The evolution of dining in Shoreditch and other similarly trendy E-postcode areas is closely linked with meat consumption. Revellers can have a “dirty” burger here, some artisanal pulled pork there, and top it all off with a post-midnight kebab (it is still London after all.) But a new Shoreditch haunt, Cook Daily, bucks the trend – all the food served is 100% vegan. ‘No blood, no bones’ as the slogan goes.
Boxpark, the shipping container-based Panopticon of brands that juts out at you as soon as you exit Shoreditch High Street station, is the home of Cook Daily (or #cookdaily, to use the Boxpark argot.) Regular attendees include those from the upper echelon of the grime circuit – JME, Mercury Prize winner Skepta, and mainstreamers like Professor Green and Emeli Sandé are all said to stop in regularly.
Cook Daily embraces the fact that it is housed in a 40ft x 8ft metal box far more than many of its neighbours. The interior is gleaming chrome, like a welcoming industrial freezer, and then spruced up with the likes of the plastic scroll-like menu display on the right, and an impressively large number of bananas on the left. That it has the feel of a casual kiosk in a less well-appointed location is to its credit, and the staff are hugely friendly – with the presence of head chef King’s young child running around behind the counter only adding to the feeling of community.

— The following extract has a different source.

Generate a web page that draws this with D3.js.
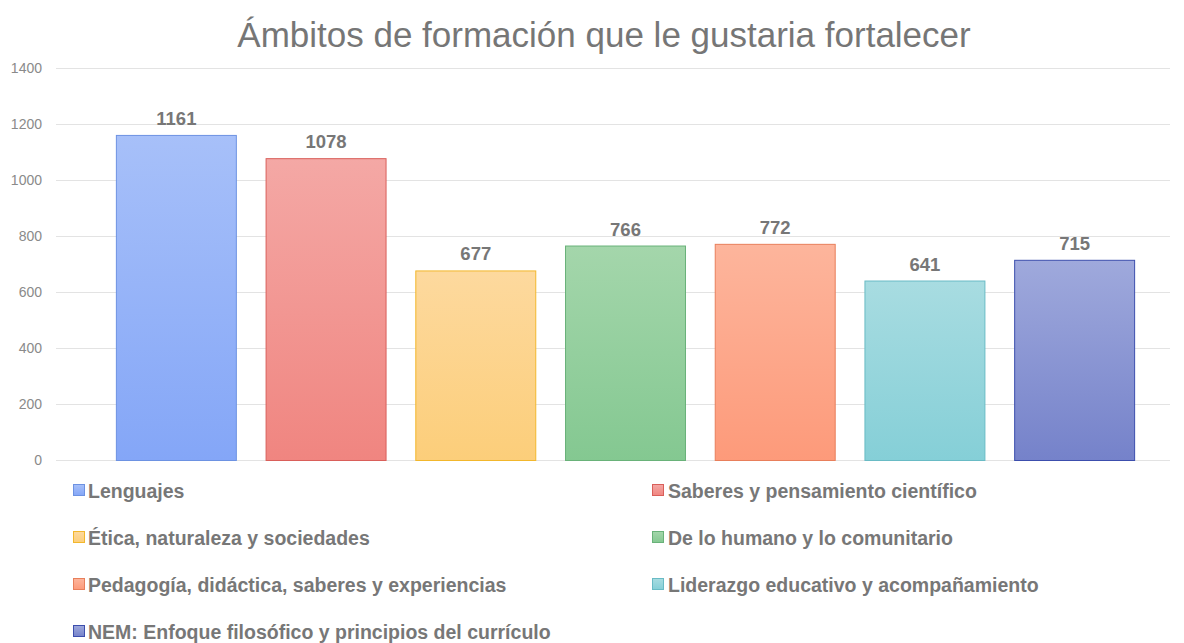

The main menu on the wall lays out the crux of what’s served: lots of hearty bowls, mostly served over their 50/50 mix of brown rice and quinoa, all running at £9 each. The portions are easily generous enough to mean you don’t need a side to feel full. Torn for a few minutes whilst I decided whether it was worth ordering the dish with the most entertaining name (green curry Da Infamous!! just edges it) I eventually went with the High Grade, with the meat substitute ‘Chickn’ instead of tofu or chickpeas. My girlfriend, the vegan of us both, was more interested in browsing the optional extras (cashew nuts and dehydrated banana are amongst the offerings) than the names. She opted for the Hard Bowl, and a strange iced tea thing which changed colour and was apparently high in antioxidants (they also serve beer.) We ordered a side of plantain fries too.
The High Grade is named for its sauce, which is a sweet-and-sour BBQ sauce modelled on the pungency and latent sweetness of marijuana. Assorted veg are in the mix – but the weed theme is continued with its toppings – green herb crumble and actual hemp seeds themselves. Rather than smelling like a university hallway, or perhaps Snoop Dogg’s car, the aroma is one of earthy vegetables cooked and sauced to perfection, and this is borne out on the first bite. The ‘Chickn’ absorbs the sauce incredibly, and is a joy to eat. Its fibrousness and flavour is very very close to chicken, but that hardly seems the point when it’s combined with such a deeply tasty sauce, which gives you a tang of sweetness (nowhere near the goopy saccharinity of some BBQ) but mostly pure, umami notes. The courgette and broccoli are also a great pair texturally and with the sauce (which is also sold separately in bottles.) The whole bowl feels like a perfect vegan grab-bag, just dig in and savour.
The Hard Bowl comes with sprigs of thyme sitting on the top, and this rounds out the scotch bonnet sauce really well – practice caution with the actual scotch bonnet chilli itself though, even “occasionally putting my fork in it” was enough heat for my comrade. The trick with this dish is the inclusion of steamed plantain, yams, and wholemeal dumplings – home-cooked Jamaican ‘hard food’ in this street-food style is a brilliant idea, vegan or not – comforting, but with that kick. There was even some okra in there, cooked with precision (chef King has worked in high-end kitchens including the Michelin-starred Vanilla Black, and even under Gordon Ramsay) and the plantain is caramel-y sweet and moreish.
There are a couple of points, to consider before making a trip up the Boxpark stairs; more quibbles than downsides. Mainly that it’s so nerve-janglingly loud to eat inside/just outside the restaurant – if you’re on a date, it’s well worth taking your bowls to the picnic-style seating areas nearby. If, like us, you’re more than happy to trade 45 minutes of conversation for a bowl of good food, then the only other negative is that the display bananas previously mentioned, combined with the bin outside, means there may be fruit flies to battle with over your meal on a hot day.
However these were far from mind whilst we strolled towards the bus stop. On the way, we tucked in to the plantain fries, which we had squirrelled away for later (only about 10 minutes later, as it turned out.) They were like Cook Daily itself: supremely tasty, surprising (despite the spring onions, they almost had a dessert feel) and with lots to recommend. Whether you’re a Mercury Prize-winning grime supremo or just a grumpy passing commuter, Cook Daily is well worth the stop.